I'd be more worried about the guy who tweeted “If this works, I’m treating myself to a volcano lair. It’s time.” and more recently wore a custom T-shirt that implies he's like Vito Corleone.


> I'd be more worried about the guy

Or you could realize what those guys all have in common and be worried about the systems that enable them because the problem isn't a guy but a system enabling those guys to become everyone's problem.

I don't mind "Vito Corleone" joking about a volcano lair. I mind him interfering in my country's elections and politics. I shouldn't have to worry about the antics of a guy building rockets that explode and cars that can chop off your fingers because I live in a country that can protect me from those things becoming my problem, but because we have the same underlying systems I do have to worry about him because his political power is easily transferrable to any other country including mine.

This would still be true if it were a different guy. Heck, Thiel is landing contracts with his surveillance tech in my country despite the foreign politics of the US making it an obvious national and economic security risk and don't get me started on Bezos - there's plenty of "guys" already.


Sure, but "the systems" were built by such people and are mere evolutions of the previous "I have a bigger stick" of power politics from prior to the industrial revolution.

Not that you're wrong about the systems, just that if it was as easy as changing these systems because we can tell they're bad and allow corruption, the Enlightenment wouldn't have managed to mess up with both Smith and Marx.


I don't think it's accurate to say that anyone messed up with Smith or Marx. Smith didn't anticipate modern finance capitalism and his musings apply perfectly well to earlier iterations of capitalism - though he'd probably have had a stroke if you showed him the finance economy. Marx didn't anticipate capitalism's resilience but he had very little to do with the ideologies built on his work let alone their implementations (or attempts thereof).

That said, "I have a bigger stick" wasn't all we had before the present systems. I'm not a primitivist but I think it's a thought-terminating cliché to just look at what we have now and what came immediately before and decide that the local plateau is the best we can have.

Humanity invests a ton of resources in enforcing the status quo of power dynamics - both through overt force (be it military violence or the mere threat of violence necessary to assert contracts and claims to private property) and through more subtle means (e.g. narrative framing in education, news media and entertainment).

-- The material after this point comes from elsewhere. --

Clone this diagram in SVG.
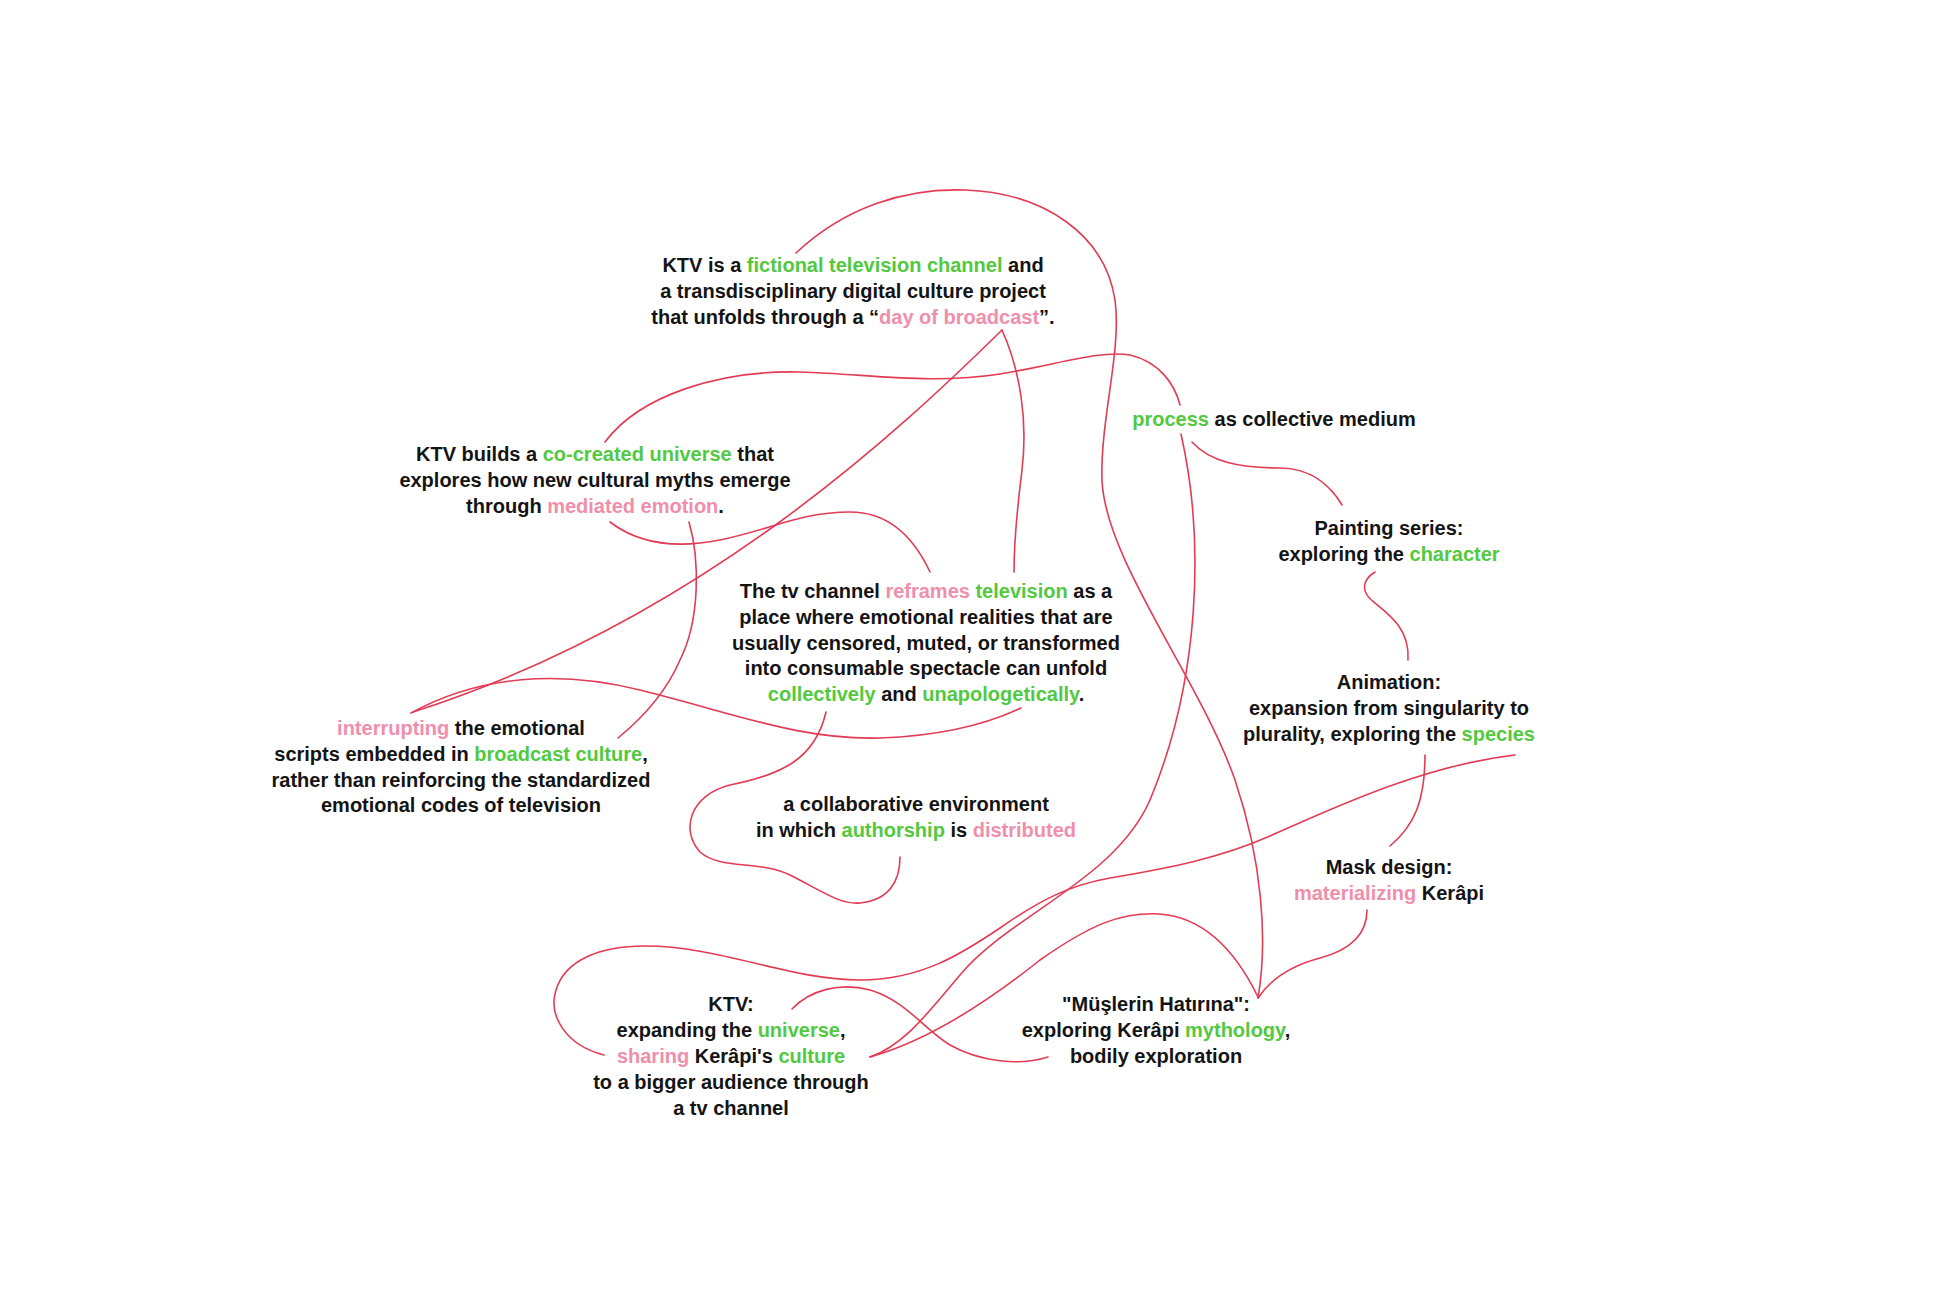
<svg xmlns="http://www.w3.org/2000/svg" width="1934" height="1308" viewBox="0 0 1934 1308">
<style>
  .bg { fill: #ffffff; }
  text { font-family: "Liberation Sans", Arial, sans-serif; font-weight: 700; font-size: 20px; fill: #141414; text-anchor: middle; }
  .g { fill: #52c93f; }
  .p { fill: #ef8fab; }
  .c { fill: none; stroke: #e23b54; stroke-width: 1.6; stroke-linecap: round; }
</style>
<rect class="bg" x="0" y="0" width="1934" height="1308"/>
<g id="connectors">
  <path id="A" class="c" d="M796,253 C845,207 905,188 965,190 C1045,193 1105,235 1115,300 C1122,350 1100,420 1102,480 C1105,560 1200,680 1235,780 C1262,860 1268,940 1258,998"/>
  <path id="B" class="c" d="M605,442 C640,395 720,370 800,372 C870,374 930,385 1000,374 C1060,364 1100,350 1130,355 C1160,362 1175,385 1180,405"/>
  <path id="C1" class="c" d="M1002,330 C900,430 700,620 413,712"/>
  <path id="C2" class="c" d="M1002,330 C1020,370 1028,420 1022,470 C1017,510 1014,540 1014,572"/>
  <path id="D" class="c" d="M411,713 C480,675 560,670 640,690 C740,715 800,740 880,738 C940,736 985,725 1021,708"/>
  <path id="E" class="c" d="M610,522 C640,545 680,548 720,540 C770,530 800,512 850,512 C890,512 915,540 930,572"/>
  <path id="F" class="c" d="M689,522 C700,560 700,620 680,660 C665,695 640,720 618,738"/>
  <path id="G" class="c" d="M826,712 C815,760 780,775 730,785 C690,795 680,830 700,852 C720,870 760,860 790,875 C820,890 840,905 860,903 C890,900 900,880 900,857"/>
  <path id="H" class="c" d="M1181,434 C1205,540 1200,680 1150,800 C1115,880 1010,915 960,975 C930,1010 905,1045 870,1057"/>
  <path id="P" class="c" d="M1192,442 C1210,462 1240,468 1280,468 C1310,468 1330,485 1342,505"/>
  <path id="O" class="c" d="M1408,660 C1410,630 1390,615 1375,603 C1360,592 1362,580 1375,572"/>
  <path id="N" class="c" d="M1390,846 C1415,825 1425,800 1425,755"/>
  <path id="M" class="c" d="M1258,998 C1270,980 1290,966 1320,958 C1350,950 1367,935 1367,910"/>
  <path id="K" class="c" d="M870,1057 C930,1040 990,1000 1040,960 C1090,925 1120,912 1160,914 C1210,918 1240,960 1258,997"/>
  <path id="L" class="c" d="M792,1009 C810,990 840,982 870,990 C905,1000 925,1030 950,1045 C980,1062 1020,1066 1048,1057"/>
  <path id="J" class="c" d="M604,1055 C565,1045 548,1015 556,990 C565,960 600,946 645,946 C720,946 790,980 860,980 C920,980 960,955 1000,928 C1040,900 1070,885 1110,878 C1170,868 1220,858 1270,836 C1350,800 1430,765 1515,755"/>
</g>
<g id="node-ktv-is">
  <text x="853" y="272">KTV is a <tspan class="g">fictional television channel</tspan> and</text>
  <text x="853" y="298">a transdisciplinary digital culture project</text>
  <text x="853" y="324">that unfolds through a “<tspan class="p">day of broadcast</tspan>”.</text>
</g>
<g id="node-ktv-builds">
  <text x="595" y="461">KTV builds a <tspan class="g">co-created universe</tspan> that</text>
  <text x="595" y="487">explores how new cultural myths emerge</text>
  <text x="595" y="513">through <tspan class="p">mediated emotion</tspan>.</text>
</g>
<g id="node-reframes">
  <text x="926" y="598">The tv channel <tspan class="p">reframes</tspan> <tspan class="g">television</tspan> as a</text>
  <text x="926" y="624">place where emotional realities that are</text>
  <text x="926" y="650">usually censored, muted, or transformed</text>
  <text x="926" y="675">into consumable spectacle can unfold</text>
  <text x="926" y="701"><tspan class="g">collectively</tspan> and <tspan class="g">unapologetically</tspan>.</text>
</g>
<g id="node-process">
  <text x="1274" y="426"><tspan class="g">process</tspan> as collective medium</text>
</g>
<g id="node-painting">
  <text x="1389" y="535">Painting series:</text>
  <text x="1389" y="561">exploring the <tspan class="g">character</tspan></text>
</g>
<g id="node-animation">
  <text x="1389" y="689">Animation:</text>
  <text x="1389" y="715">expansion from singularity to</text>
  <text x="1389" y="741">plurality, exploring the <tspan class="g">species</tspan></text>
</g>
<g id="node-mask">
  <text x="1389" y="874">Mask design:</text>
  <text x="1389" y="900"><tspan class="p">materializing</tspan> Kerâpi</text>
</g>
<g id="node-muslerin">
  <text x="1156" y="1011">"Müşlerin Hatırına":</text>
  <text x="1156" y="1037">exploring Kerâpi <tspan class="g">mythology</tspan>,</text>
  <text x="1156" y="1063">bodily exploration</text>
</g>
<g id="node-ktv-expanding">
  <text x="731" y="1011">KTV:</text>
  <text x="731" y="1037">expanding the <tspan class="g">universe</tspan>,</text>
  <text x="731" y="1063"><tspan class="p">sharing</tspan> Kerâpi's <tspan class="g">culture</tspan></text>
  <text x="731" y="1089">to a bigger audience through</text>
  <text x="731" y="1115">a tv channel</text>
</g>
<g id="node-collaborative">
  <text x="916" y="811">a collaborative environment</text>
  <text x="916" y="837">in which <tspan class="g">authorship</tspan> is <tspan class="p">distributed</tspan></text>
</g>
<g id="node-interrupting">
  <text x="461" y="735"><tspan class="p">interrupting</tspan> the emotional</text>
  <text x="461" y="761">scripts embedded in <tspan class="g">broadcast culture</tspan>,</text>
  <text x="461" y="787">rather than reinforcing the standardized</text>
  <text x="461" y="812">emotional codes of television</text>
</g>
</svg>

Maintaining these systems takes immense resources and effort. But in moments of crisis our cooperative human nature can shine through until order is restored and we are ushered back into learned helplessness and mutual distrust as "the authorities" take over.

The problem isn't that the systems "allow corruption". The systems are inherently bad and corrupting. We build hierarchies of absolute power and then try to come up with solutions for the problems those hierarchies cause in the first place.

The problem isn't who rules. The problem is having rulers. Quoth Bakunin: "the people will feel no better if the stick with which they are being beaten is labelled the 'peoples stick'. [..] not even the reddest republic - can ever give the people what they really want."